Yesterday, Mayor Bloomberg in reviewing the week’s events cited a number of benefits to the City in hosting the Republican National Convention. Most immediately the mayor reported a $255 million economic infusion for New York City, although he cautioned the figures were still preliminary. The mayor also cited intangible benefits. “We received free advertising that reached potential tourists across the nation and around the world,” he said. The mayor said surveys indicated delegates were so satisfied with their stay that they would recommend the City to others.
Mayor Bloomberg described the convention as a sort of coming out party. It showed the world that New York was back, three years after the attacks of 9/11. And even with that memory, New York was safe and still an exciting tourist destination. In addition, the mayor said the City had proved it is able to hold a huge and complex event without a major incident.
Mayor Bloomberg was so positive in his remarks on Friday that he almost took credit for the protests. The mayor said, “This has also been a very good week for free expression, due process, and democracy.” Mayor Bloomberg said his administration had “rolled out the red carpet for political activists.” His evidence: the discount buttons given to 25,000 protestors. The mayor added, “We couldn’t produce them fast enough.”
Mayor Bloomberg suggested the discount buttons had generated good behavior. “The vast majority of protestors said their piece, peacefully,” Mayor Bloomberg said. And as for the “relatively few people who used this event as an excuse to break the law,” he said they had been “arrested quickly, processed as expeditiously as possible, and treated humanely.”
However, protest organizers and those arrested might disagree.
Just a half hour before the mayor spoke, members of New York Civil Liberties Union (NYCLU) held their own assessment of the week’s events. NYCLU’s executive director, Donna Lieberman said, “The pre-emptive arrests, preventive detentions and dangerous conditions at Pier 57, and massive surveillance of lawful protest activity, undermined the right to dissent.” Pier 57 was the temporary holding location set up by the City for those arrested during demonstrators.

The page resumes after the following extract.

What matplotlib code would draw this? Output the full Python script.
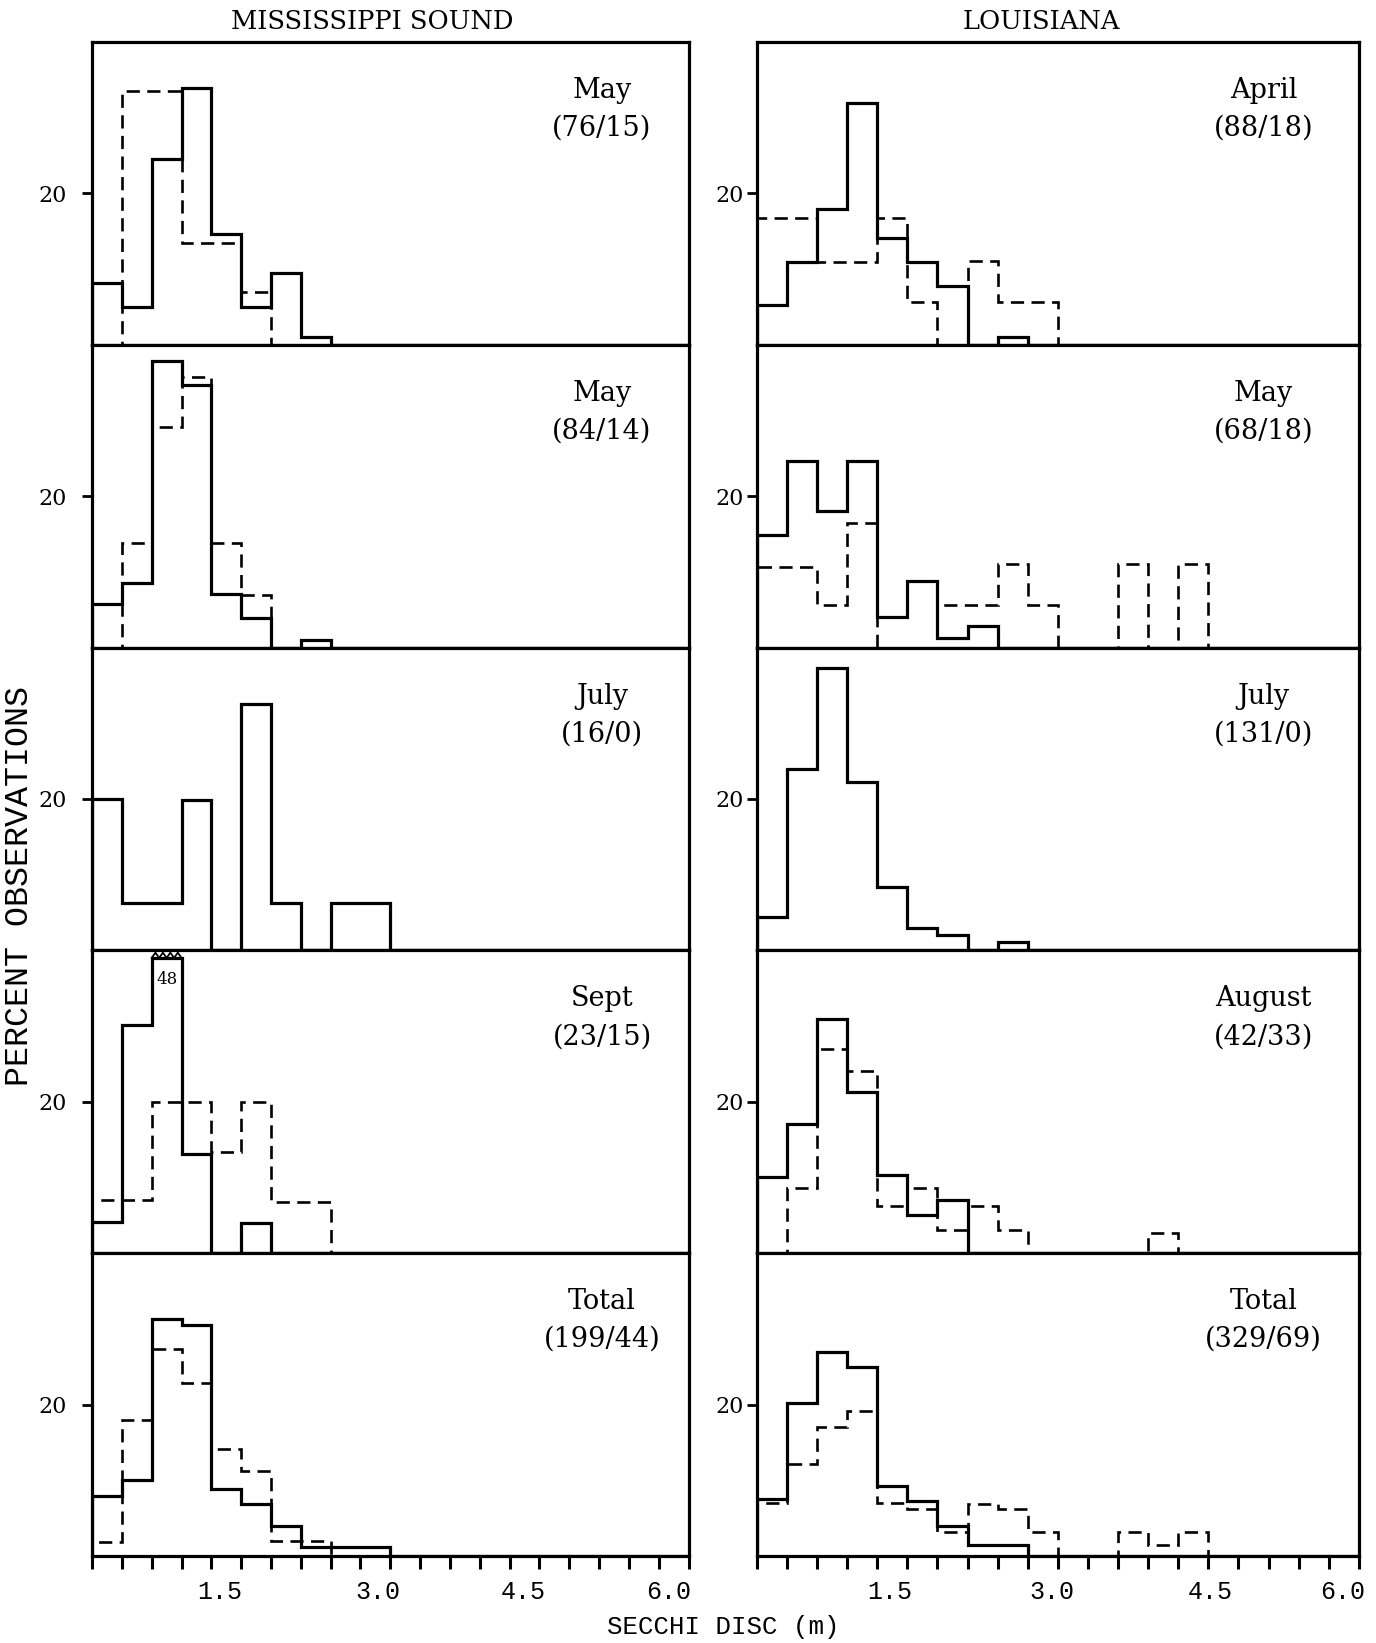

Ms. Lieberman contrasted the permitted demonstrations, where she said, “The police generally did a fine job” to the more spontaneous protests. Ms. Lieberman said with the latter, there were too many instances of “preventive arrests”, with innocent people being caught up in the “new Spiderman net techniques.” Ms. Lieberman was referring to the orange netting used by the Police Department to encircle protestors.
Ms. Lieberman also questioned the City mishandled booking process at pier 57, especially since the City had a year to plan. “They told us they were ready to process 1,000 people a day,” she said.

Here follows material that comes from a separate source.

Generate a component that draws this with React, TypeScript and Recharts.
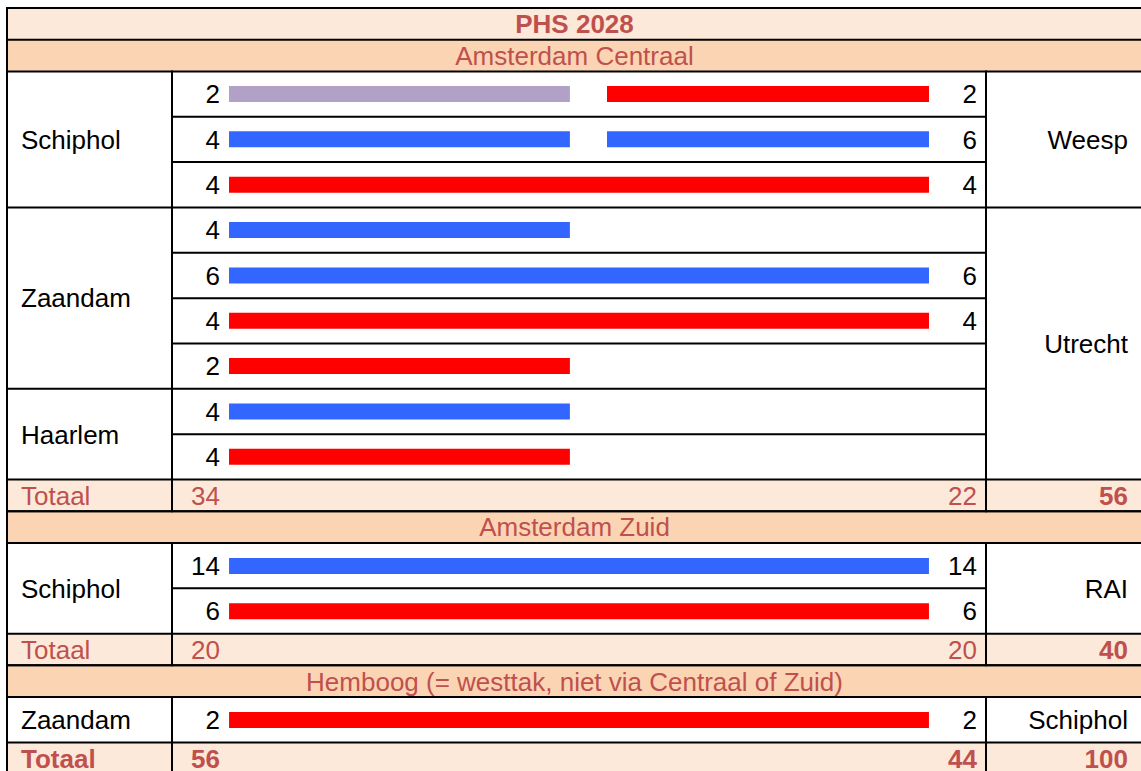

But Ms. Lieberman appeared to focus her most vigorous criticism on Mayor Bloomberg. “We’re quite disappointed with the mayor’s posture this week,” she said. And Lieberman went further, criticizing Mayor Bloomberg for taking “a page out of the book of George Bush and John Ashcroft. ” She added, “The mayor has a lot of learning to do about the first amendment. ”

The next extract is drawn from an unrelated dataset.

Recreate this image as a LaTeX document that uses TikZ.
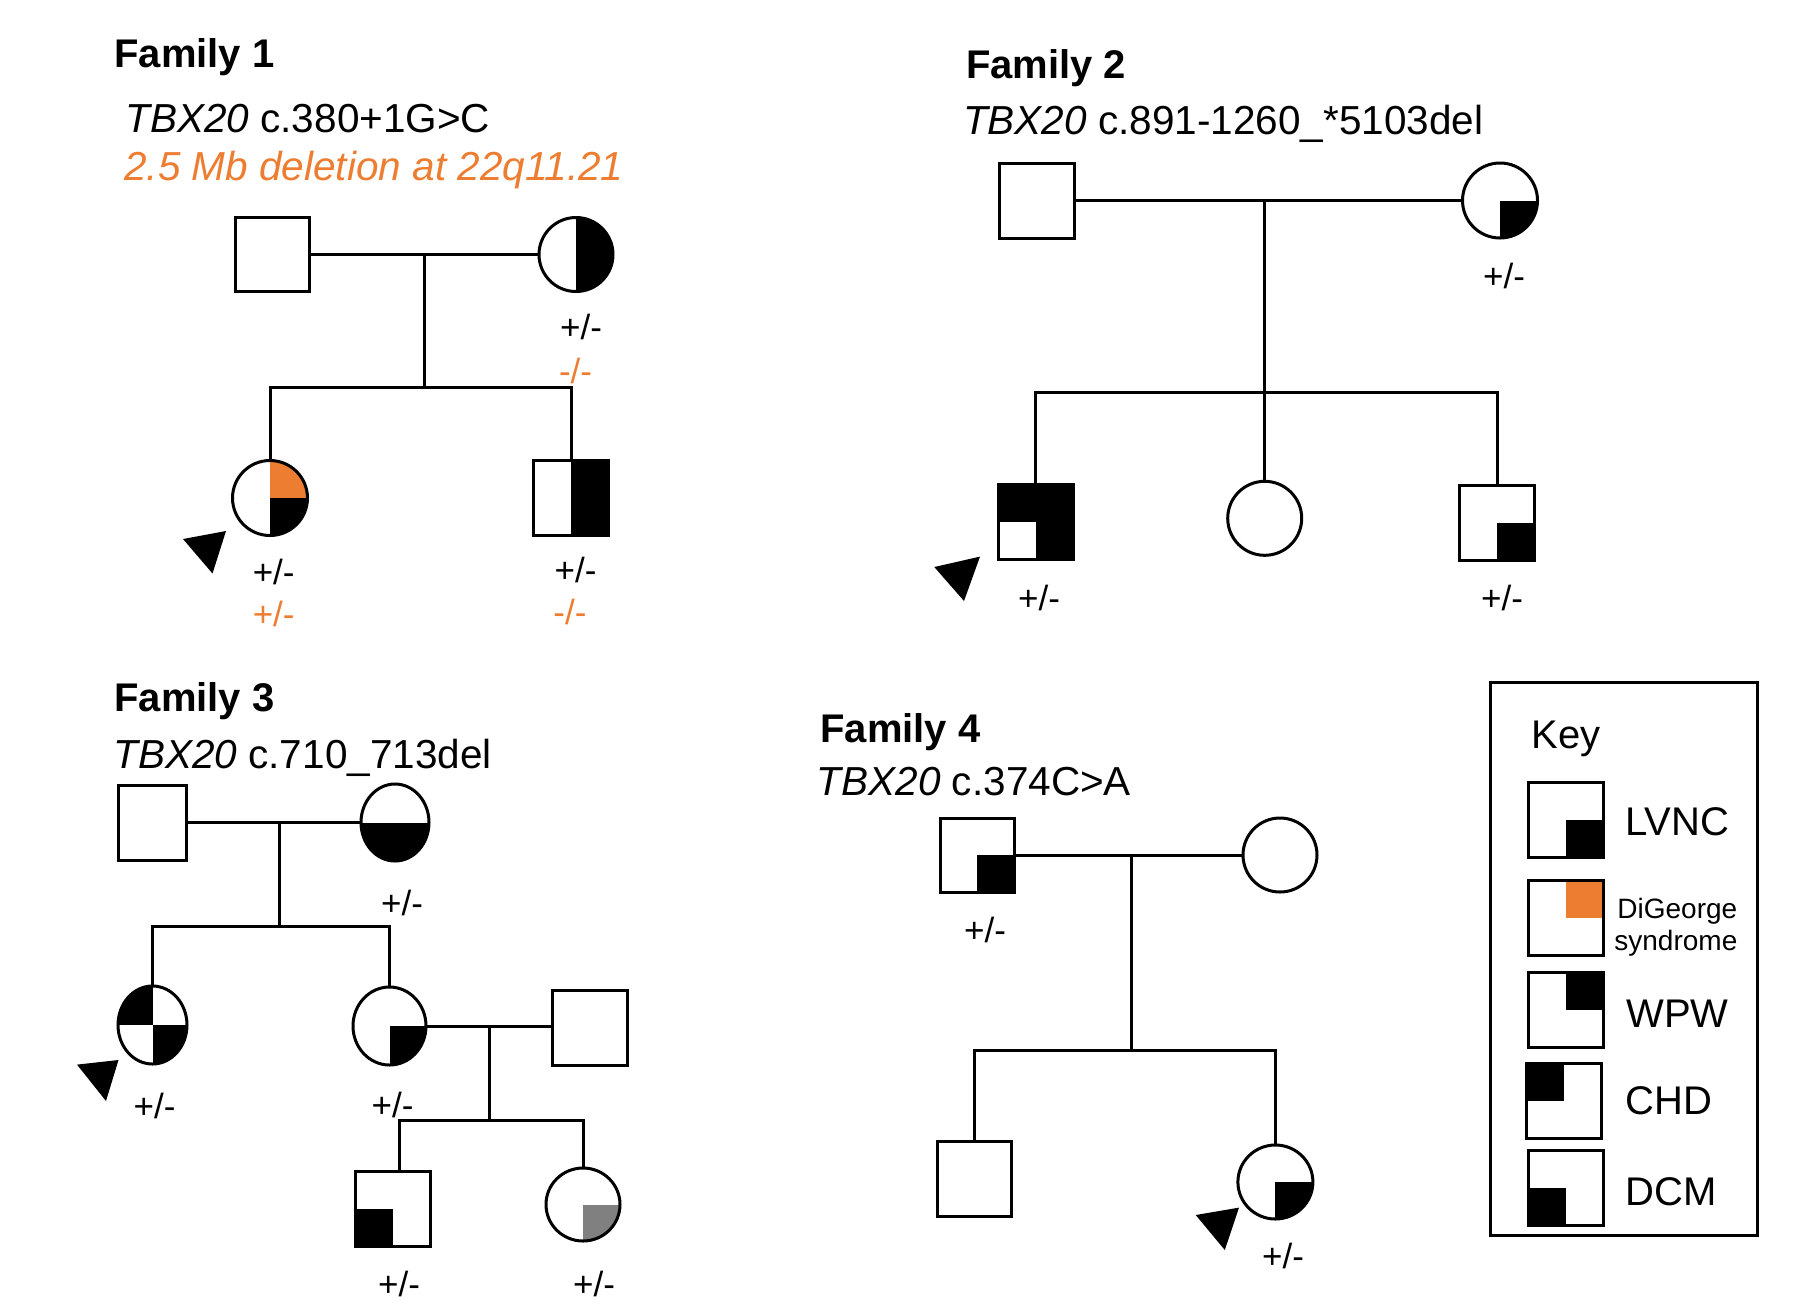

In reply to a question from a reporter on the use of the orange netting, Mayor Bloomberg said, “They [the police] certainly don’t use these indiscriminately.”
Overall, Commissioner Raymond W. Kelly, who also attended the mayor’s news conference, attributed success to large numbers of police, rapid mobility, new technologies and the experience of the New York Police Department.
Nevertheless, with almost 1,000 arrests on Tuesday, the City was not able to process people quickly enough. Earlier in the week New York Criminal Court Judge John Cataldo ordered the City to release those detained at Pier 57 who were being held for more than 24 hours without being charged. This is the legal limit.
But Mayor Bloomberg denied there was any strategy to delay the processing of people. The mayor said there had been an unexpected surge in arrests because anarchists had sent messages through the internet to disrupt the City.
If Mayor Bloomberg was troubled by any criticism, he did not show it. The mayor said, “The convention was a major test of New York’s post 9/11 security and I’m proud to say, by any standard, we passed this one with flying colors.”